■ **Problem to solve**
Go through the data and copy every line exactly, but not the images.

————

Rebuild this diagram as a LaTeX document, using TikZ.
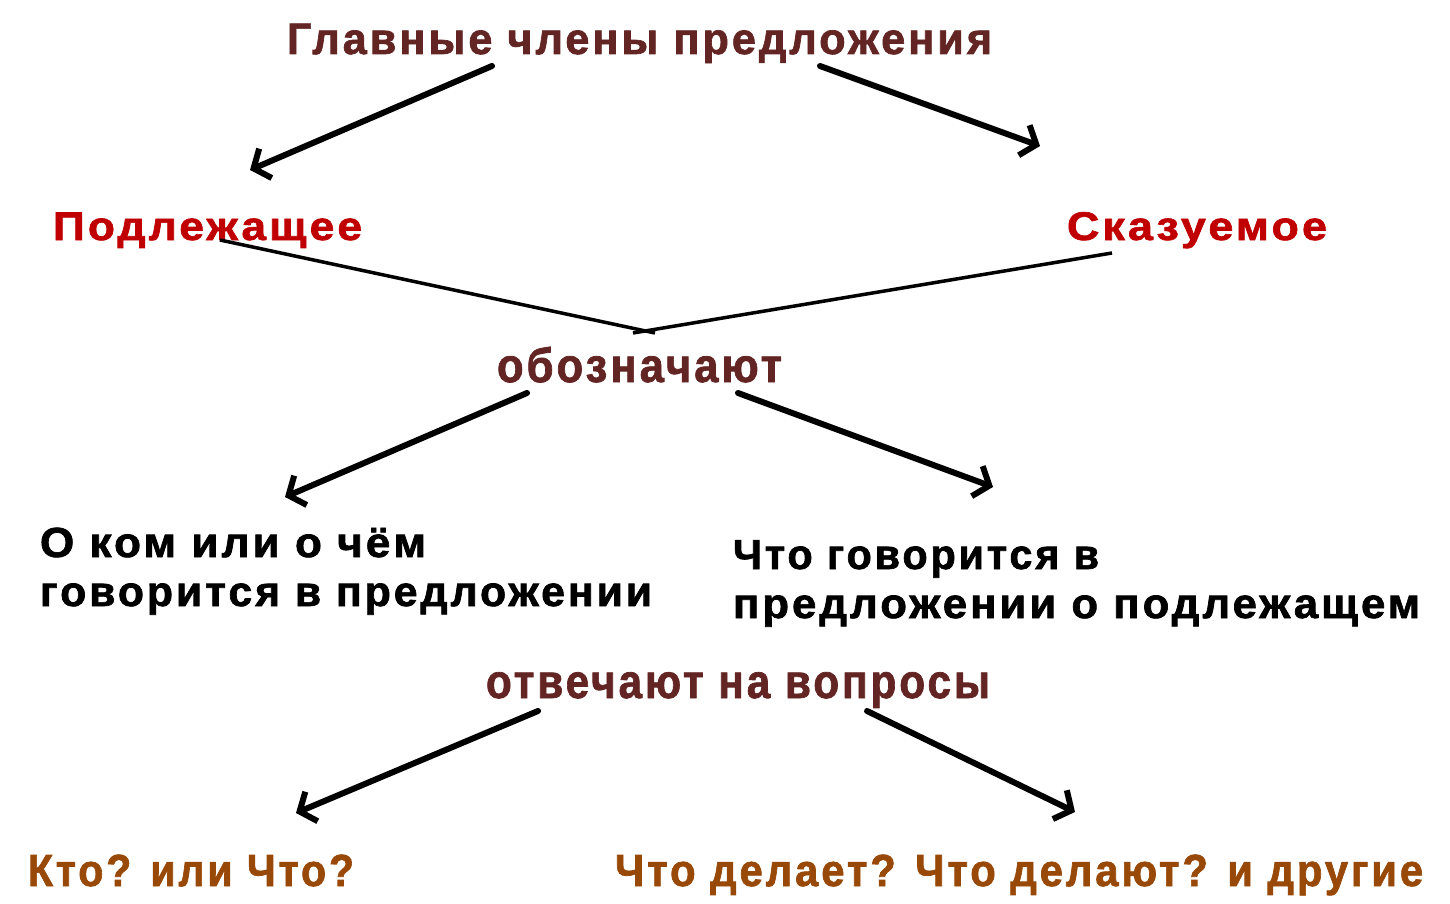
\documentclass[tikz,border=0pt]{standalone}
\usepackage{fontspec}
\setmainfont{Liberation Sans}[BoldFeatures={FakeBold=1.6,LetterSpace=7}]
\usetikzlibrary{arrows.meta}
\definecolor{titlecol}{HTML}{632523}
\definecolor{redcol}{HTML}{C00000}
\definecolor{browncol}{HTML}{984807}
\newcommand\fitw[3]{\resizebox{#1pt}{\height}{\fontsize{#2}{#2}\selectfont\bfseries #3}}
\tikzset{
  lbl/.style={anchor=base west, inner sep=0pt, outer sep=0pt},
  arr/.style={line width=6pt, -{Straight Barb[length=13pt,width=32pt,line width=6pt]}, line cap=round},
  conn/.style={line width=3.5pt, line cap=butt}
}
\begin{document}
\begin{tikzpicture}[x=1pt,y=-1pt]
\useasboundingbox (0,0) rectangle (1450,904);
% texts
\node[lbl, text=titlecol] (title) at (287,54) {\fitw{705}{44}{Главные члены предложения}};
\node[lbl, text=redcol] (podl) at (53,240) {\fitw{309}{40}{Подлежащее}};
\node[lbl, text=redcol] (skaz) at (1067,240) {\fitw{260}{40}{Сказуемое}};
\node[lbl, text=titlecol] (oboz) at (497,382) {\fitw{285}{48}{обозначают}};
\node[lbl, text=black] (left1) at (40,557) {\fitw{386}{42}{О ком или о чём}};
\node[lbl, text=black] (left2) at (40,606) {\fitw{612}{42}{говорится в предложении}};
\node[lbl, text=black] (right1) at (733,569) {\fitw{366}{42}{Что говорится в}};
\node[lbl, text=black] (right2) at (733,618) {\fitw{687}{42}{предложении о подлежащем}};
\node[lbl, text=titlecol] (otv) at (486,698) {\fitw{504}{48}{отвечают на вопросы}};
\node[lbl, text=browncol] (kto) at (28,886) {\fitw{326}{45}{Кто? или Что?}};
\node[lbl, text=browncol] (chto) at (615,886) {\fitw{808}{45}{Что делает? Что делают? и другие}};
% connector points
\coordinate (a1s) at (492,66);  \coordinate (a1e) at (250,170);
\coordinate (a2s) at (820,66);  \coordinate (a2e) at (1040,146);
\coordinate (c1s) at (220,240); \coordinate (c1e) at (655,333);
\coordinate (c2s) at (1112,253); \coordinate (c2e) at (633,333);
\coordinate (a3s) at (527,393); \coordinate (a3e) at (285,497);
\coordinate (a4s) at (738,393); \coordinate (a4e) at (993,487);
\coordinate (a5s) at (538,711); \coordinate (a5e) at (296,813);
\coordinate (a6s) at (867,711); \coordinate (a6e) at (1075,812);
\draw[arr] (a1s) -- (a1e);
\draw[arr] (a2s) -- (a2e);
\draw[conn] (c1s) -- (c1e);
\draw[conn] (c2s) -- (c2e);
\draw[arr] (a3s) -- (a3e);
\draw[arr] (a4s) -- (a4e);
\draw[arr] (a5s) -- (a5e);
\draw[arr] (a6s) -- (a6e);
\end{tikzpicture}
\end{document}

————

■ **Solved problem**
Rebuild this diagram as a LaTeX document, using TikZ.
\documentclass[tikz,border=0pt]{standalone}
\usepackage{fontspec}
\setmainfont{Liberation Sans}[BoldFeatures={FakeBold=1.6,LetterSpace=7}]
\usetikzlibrary{arrows.meta}
\definecolor{titlecol}{HTML}{632523}
\definecolor{redcol}{HTML}{C00000}
\definecolor{browncol}{HTML}{984807}
\newcommand\fitw[3]{\resizebox{#1pt}{\height}{\fontsize{#2}{#2}\selectfont\bfseries #3}}
\tikzset{
  lbl/.style={anchor=base west, inner sep=0pt, outer sep=0pt},
  arr/.style={line width=6pt, -{Straight Barb[length=13pt,width=32pt,line width=6pt]}, line cap=round},
  conn/.style={line width=3.5pt, line cap=butt}
}
\begin{document}
\begin{tikzpicture}[x=1pt,y=-1pt]
\useasboundingbox (0,0) rectangle (1450,904);
% texts
\node[lbl, text=titlecol] (title) at (287,54) {\fitw{705}{44}{Главные члены предложения}};
\node[lbl, text=redcol] (podl) at (53,240) {\fitw{309}{40}{Подлежащее}};
\node[lbl, text=redcol] (skaz) at (1067,240) {\fitw{260}{40}{Сказуемое}};
\node[lbl, text=titlecol] (oboz) at (497,382) {\fitw{285}{48}{обозначают}};
\node[lbl, text=black] (left1) at (40,557) {\fitw{386}{42}{О ком или о чём}};
\node[lbl, text=black] (left2) at (40,606) {\fitw{612}{42}{говорится в предложении}};
\node[lbl, text=black] (right1) at (733,569) {\fitw{366}{42}{Что говорится в}};
\node[lbl, text=black] (right2) at (733,618) {\fitw{687}{42}{предложении о подлежащем}};
\node[lbl, text=titlecol] (otv) at (486,698) {\fitw{504}{48}{отвечают на вопросы}};
\node[lbl, text=browncol] (kto) at (28,886) {\fitw{326}{45}{Кто? или Что?}};
\node[lbl, text=browncol] (chto) at (615,886) {\fitw{808}{45}{Что делает? Что делают? и другие}};
% connector points
\coordinate (a1s) at (492,66);  \coordinate (a1e) at (250,170);
\coordinate (a2s) at (820,66);  \coordinate (a2e) at (1040,146);
\coordinate (c1s) at (220,240); \coordinate (c1e) at (655,333);
\coordinate (c2s) at (1112,253); \coordinate (c2e) at (633,333);
\coordinate (a3s) at (527,393); \coordinate (a3e) at (285,497);
\coordinate (a4s) at (738,393); \coordinate (a4e) at (993,487);
\coordinate (a5s) at (538,711); \coordinate (a5e) at (296,813);
\coordinate (a6s) at (867,711); \coordinate (a6e) at (1075,812);
\draw[arr] (a1s) -- (a1e);
\draw[arr] (a2s) -- (a2e);
\draw[conn] (c1s) -- (c1e);
\draw[conn] (c2s) -- (c2e);
\draw[arr] (a3s) -- (a3e);
\draw[arr] (a4s) -- (a4e);
\draw[arr] (a5s) -- (a5e);
\draw[arr] (a6s) -- (a6e);
\end{tikzpicture}
\end{document}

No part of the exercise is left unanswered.